A month before that, a disappointing draw with Aston Villa meant they had 10 points from nine games – and had beaten only Norwich and Brighton. Tottenham and City were their next Premier League opponents.
On every one of these occasions, Solskjaer’s team has delivered. He beat Pep Guardiola’s City side three times last season.
At Newcastle on 17 October, and again at Goodison Park on Saturday, United fought back after going behind. This is not the response of a team that lacks guts or is not playing for the manager.
However, it does beg the question: why do they need to be peering over a cliff edge before they can perform to the levels they are so obviously capable of?
“We want more consistency, to kick on and go on a run, climb the table and qualify for the Champions League,” said Solskjaer after Saturday’s victory.
“No-one likes to be criticised. My players don’t. So, of course they are going to come out and show what they are about and show their quality.
“My job now is to make sure that guard is up every time and doesn’t drop, and we don’t go into any game with a sense of: ‘We don’t have to work, that it will be easy and we can out-play teams.’
“We have to out-fight teams and out-run teams as well, and today was an exceptional performance for a long time after a difficult week for the boys.”
In central defence, Harry Maguire and Victor Lindelof were outstanding at Goodison Park, denying Everton’s England striker Dominic Calvert-Lewin, who has been so impressive all season, a clear sight of goal. Yet there have been times this campaign when, individually, both players have been a shambles.
Luke Shaw and Aaron Wan-Bissaka made positive contributions on Saturday. Yet both were on the pitch against Basaksehir and – given they are both full-backs who do not tend to score – presumably at least one should have been paying far more attention to the developing situation that led to Demba Ba’s opener on Wednesday.
Can Man Utd be trusted?
When they return from the international break, United face an intense schedule of games. Depending on cup commitments and a trip to Burnley that still needs to be rearranged, they could have anything between six and 11 successive midweek fixtures.
There will barely be any time to draw breath until February.
Yet scanning their fixture list brings a sense of foreboding. The next three Premier League away games are against Southampton, West Ham United and Sheffield United – none of which resulted in victories last season. Manchester City, Wolverhampton Wanderers and Aston Villa are among the next visitors to Old Trafford – those corresponding fixtures in 2019-20 did not end in wins either.

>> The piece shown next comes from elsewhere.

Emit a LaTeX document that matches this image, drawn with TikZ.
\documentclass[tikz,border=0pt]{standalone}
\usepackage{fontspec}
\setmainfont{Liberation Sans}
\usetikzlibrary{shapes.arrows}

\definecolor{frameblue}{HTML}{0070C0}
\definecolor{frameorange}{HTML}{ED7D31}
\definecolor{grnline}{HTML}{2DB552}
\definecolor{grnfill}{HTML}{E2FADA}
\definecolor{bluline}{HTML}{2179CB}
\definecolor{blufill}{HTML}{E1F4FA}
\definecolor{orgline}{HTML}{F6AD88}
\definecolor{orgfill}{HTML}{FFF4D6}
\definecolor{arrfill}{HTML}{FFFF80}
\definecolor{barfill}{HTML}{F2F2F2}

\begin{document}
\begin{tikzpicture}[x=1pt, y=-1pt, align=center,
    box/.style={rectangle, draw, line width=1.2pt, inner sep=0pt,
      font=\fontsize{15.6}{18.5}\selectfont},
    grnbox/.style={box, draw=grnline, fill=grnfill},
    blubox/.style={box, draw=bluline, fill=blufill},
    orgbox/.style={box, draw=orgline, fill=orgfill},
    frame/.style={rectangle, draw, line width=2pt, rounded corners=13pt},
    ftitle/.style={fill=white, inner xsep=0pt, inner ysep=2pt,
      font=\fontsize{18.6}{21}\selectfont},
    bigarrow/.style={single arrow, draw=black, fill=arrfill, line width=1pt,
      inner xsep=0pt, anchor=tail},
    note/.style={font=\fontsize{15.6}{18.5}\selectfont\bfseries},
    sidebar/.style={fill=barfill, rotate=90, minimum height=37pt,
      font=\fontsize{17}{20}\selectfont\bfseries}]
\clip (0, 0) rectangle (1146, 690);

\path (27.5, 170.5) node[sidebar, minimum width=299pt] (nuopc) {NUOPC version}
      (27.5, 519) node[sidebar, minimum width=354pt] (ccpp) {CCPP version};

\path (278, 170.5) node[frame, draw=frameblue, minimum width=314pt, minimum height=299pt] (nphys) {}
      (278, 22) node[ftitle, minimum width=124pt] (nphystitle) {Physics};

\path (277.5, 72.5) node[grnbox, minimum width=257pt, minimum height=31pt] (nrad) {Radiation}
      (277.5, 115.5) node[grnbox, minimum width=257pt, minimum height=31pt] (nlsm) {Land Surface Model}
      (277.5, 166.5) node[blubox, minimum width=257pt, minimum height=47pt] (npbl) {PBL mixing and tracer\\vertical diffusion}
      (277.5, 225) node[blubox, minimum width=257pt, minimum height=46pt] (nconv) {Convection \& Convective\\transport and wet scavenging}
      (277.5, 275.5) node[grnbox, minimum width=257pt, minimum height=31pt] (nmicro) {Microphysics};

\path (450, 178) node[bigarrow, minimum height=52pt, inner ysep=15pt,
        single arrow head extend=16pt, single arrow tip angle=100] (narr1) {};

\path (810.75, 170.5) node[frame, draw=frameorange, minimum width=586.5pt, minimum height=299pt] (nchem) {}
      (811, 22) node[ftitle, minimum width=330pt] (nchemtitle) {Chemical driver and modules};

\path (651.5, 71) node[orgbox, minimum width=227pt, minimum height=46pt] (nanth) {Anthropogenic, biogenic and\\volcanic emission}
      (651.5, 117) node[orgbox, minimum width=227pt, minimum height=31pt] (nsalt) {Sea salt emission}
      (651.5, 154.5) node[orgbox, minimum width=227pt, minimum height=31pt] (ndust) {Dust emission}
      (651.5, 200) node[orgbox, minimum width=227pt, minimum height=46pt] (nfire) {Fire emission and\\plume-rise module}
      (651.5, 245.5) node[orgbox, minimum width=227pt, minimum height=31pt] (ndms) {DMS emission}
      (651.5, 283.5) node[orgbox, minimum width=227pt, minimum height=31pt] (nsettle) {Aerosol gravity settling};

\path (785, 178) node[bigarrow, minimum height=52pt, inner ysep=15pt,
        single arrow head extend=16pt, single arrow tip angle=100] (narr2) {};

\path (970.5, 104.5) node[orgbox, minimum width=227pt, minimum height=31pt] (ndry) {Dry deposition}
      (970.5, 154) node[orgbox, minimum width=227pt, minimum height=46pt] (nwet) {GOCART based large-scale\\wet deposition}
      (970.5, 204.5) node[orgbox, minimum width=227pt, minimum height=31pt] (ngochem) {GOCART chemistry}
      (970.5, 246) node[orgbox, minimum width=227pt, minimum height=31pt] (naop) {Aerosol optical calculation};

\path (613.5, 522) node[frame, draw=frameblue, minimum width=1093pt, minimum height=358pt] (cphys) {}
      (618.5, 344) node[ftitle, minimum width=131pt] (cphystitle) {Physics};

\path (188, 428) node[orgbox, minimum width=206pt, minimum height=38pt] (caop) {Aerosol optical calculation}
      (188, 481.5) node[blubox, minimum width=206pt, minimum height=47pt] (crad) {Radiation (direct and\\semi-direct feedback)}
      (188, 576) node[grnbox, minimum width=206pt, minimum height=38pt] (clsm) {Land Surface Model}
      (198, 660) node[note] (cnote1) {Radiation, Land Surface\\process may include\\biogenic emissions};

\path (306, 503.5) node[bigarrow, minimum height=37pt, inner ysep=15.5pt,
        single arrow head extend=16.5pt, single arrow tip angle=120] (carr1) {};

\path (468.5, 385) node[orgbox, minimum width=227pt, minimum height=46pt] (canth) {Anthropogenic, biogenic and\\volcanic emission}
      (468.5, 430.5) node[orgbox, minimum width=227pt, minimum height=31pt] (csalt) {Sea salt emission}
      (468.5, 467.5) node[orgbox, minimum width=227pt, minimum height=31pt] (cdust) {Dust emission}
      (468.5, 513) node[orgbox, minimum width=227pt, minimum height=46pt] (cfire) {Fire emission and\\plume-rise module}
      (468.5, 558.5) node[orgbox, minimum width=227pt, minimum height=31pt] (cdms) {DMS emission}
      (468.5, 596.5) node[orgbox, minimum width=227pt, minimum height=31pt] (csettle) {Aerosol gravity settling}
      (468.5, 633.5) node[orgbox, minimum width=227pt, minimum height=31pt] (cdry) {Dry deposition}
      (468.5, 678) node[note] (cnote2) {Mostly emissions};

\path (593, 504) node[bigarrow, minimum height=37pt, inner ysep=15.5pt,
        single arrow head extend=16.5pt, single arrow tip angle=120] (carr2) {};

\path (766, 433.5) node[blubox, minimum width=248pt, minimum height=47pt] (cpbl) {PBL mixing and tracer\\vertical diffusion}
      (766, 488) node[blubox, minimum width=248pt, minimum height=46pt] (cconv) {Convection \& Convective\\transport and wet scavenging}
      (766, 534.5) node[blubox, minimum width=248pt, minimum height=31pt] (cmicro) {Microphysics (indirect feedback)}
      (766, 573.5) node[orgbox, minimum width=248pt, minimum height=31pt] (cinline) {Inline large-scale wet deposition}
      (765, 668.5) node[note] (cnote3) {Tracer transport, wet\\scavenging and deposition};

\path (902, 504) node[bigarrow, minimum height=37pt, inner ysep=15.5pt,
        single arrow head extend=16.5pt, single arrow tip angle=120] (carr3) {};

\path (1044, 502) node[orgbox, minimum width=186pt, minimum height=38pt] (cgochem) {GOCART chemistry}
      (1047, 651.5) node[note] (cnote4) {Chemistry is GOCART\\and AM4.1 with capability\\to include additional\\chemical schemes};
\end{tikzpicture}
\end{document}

West Brom, who are winless so far this season, are United’s next opponents. Not many supporters will be completely sure three points will be secured. Victory would end a five-match Premier League sequence without a home and successive league triumphs for the first time since the beginning of July.

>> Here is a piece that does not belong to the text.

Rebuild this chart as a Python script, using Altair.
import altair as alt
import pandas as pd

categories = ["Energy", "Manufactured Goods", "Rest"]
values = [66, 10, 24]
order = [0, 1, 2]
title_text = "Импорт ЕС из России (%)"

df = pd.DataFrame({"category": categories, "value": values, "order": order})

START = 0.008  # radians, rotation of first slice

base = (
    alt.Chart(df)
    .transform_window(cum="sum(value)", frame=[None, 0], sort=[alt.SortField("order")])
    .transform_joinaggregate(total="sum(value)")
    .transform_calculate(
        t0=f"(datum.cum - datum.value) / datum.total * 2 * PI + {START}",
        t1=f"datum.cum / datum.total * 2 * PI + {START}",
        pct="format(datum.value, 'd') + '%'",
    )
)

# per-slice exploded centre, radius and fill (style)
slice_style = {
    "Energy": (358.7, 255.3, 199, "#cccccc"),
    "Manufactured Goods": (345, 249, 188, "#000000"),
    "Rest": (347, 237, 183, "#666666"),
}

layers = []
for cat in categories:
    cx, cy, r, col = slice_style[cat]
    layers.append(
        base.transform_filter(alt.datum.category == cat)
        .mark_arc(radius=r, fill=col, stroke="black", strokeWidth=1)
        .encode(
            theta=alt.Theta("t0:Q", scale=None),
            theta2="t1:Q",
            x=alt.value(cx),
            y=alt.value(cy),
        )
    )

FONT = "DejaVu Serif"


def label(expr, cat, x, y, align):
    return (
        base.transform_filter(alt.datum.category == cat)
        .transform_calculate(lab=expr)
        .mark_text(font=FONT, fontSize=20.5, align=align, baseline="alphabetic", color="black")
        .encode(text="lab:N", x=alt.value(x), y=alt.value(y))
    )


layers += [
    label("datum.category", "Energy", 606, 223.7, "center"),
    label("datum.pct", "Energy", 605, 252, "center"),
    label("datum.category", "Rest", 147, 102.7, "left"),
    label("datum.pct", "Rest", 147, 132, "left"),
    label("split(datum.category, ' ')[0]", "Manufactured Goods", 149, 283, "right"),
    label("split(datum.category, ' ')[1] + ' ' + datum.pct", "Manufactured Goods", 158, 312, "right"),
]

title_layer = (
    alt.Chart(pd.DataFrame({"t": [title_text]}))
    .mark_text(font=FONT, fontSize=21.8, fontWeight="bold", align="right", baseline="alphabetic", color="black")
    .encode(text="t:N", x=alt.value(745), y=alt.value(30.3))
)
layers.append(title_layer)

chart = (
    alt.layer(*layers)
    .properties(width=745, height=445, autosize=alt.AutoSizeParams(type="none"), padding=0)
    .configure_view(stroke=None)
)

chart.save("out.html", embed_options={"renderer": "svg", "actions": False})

As Solskjaer was indicating as he adjusted what he was saying on Friday, the only consistency about Manchester United at present is their inconsistency. That is not a basis from which to achieve any long-term success.
The Everton match was Solskjaer’s 102nd as United manager. When he reached his century against Arsenal a week ago, a rather surprising statistic emerged. Solskjaer had won more games (55) in that first 100 than Jurgen Klopp (50) did at Liverpool. The Anfield club’s inconsistencies were to continue for a little while longer – they won only six of their next 14 fixtures.
After that, Liverpool paid £75m to sign Virgil van Dijk and it was only following the Netherlands defender’s arrival that the Reds were able to reach a consistent level of performance that ultimately saw them become first European and then English champions.
When you assess the mix of extremes Manchester United are presently capable of, it is becoming clear they need to make a similarly bold statement if they are to change the narrative in any meaningful way.